The "easy" case is when your monoid $(M,+)$ is commutative; its group completion, sometimes called Grothendieck group (for its ties with algebraic K-theory, if I'm not mistaken), can be defined as a quotient of $M\times M$ (with coordinate-wise operation, $(m,m')+(n,n'):=(m+n,m'+n')$) by the equivalence relation described as follows:
$$ (m,m')\sim(n,n') \iff \exists\;k\in M:\;m+n'+k=m'+n+k $$
Sometimes (i.e. when the cancellation law holds in $M$) the term $k$ is not necessary (you can just choose the identity of your monoid as $k$).
In your original example, you have that the group completion of $(\mathbb N,+)$ is made of equivalence classes of $(m,m')\in\mathbb N^2$, where $(m,m')\sim(n,n')\iff m+n'=m'+n$, hence you can see that "$(m,m')$ basically means $m-m'$".
Notice that this procedure is very reminiscent of the construction of rational numbers!
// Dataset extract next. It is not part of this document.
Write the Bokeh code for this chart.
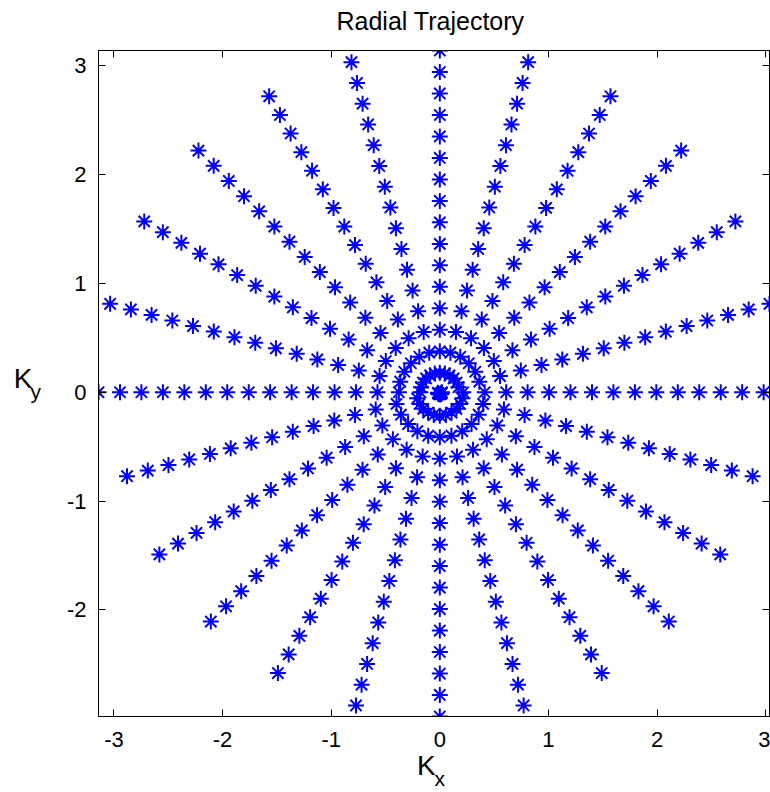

In fact, as we mentioned before, if you take as $M$ the monoid of positive integers with multiplication $(\mathbb N^\ast,\cdot)$, you get as its group completion elements of $\mathbb N^*\times \mathbb N^*$ modulo the relation:
$$ (m,m')\sim(n,n') \iff m\cdot n'=m'\cdot n,$$
so $(m,m')$ is basically what we're used to denote as $\frac{m}{m'}$.
The most important application of this construction I know of is, as I mentioned early, K-groups in K-theory; for instance, real/complex vector bundles over a "nice" (e.g., compact Hausdorff) topological space, and finitely generated projective modules over a ring, up to isomorphisms, form a monoid $(M,\oplus)$ with the direct sum, and then $K_0$ is defined as the group completion of $M$.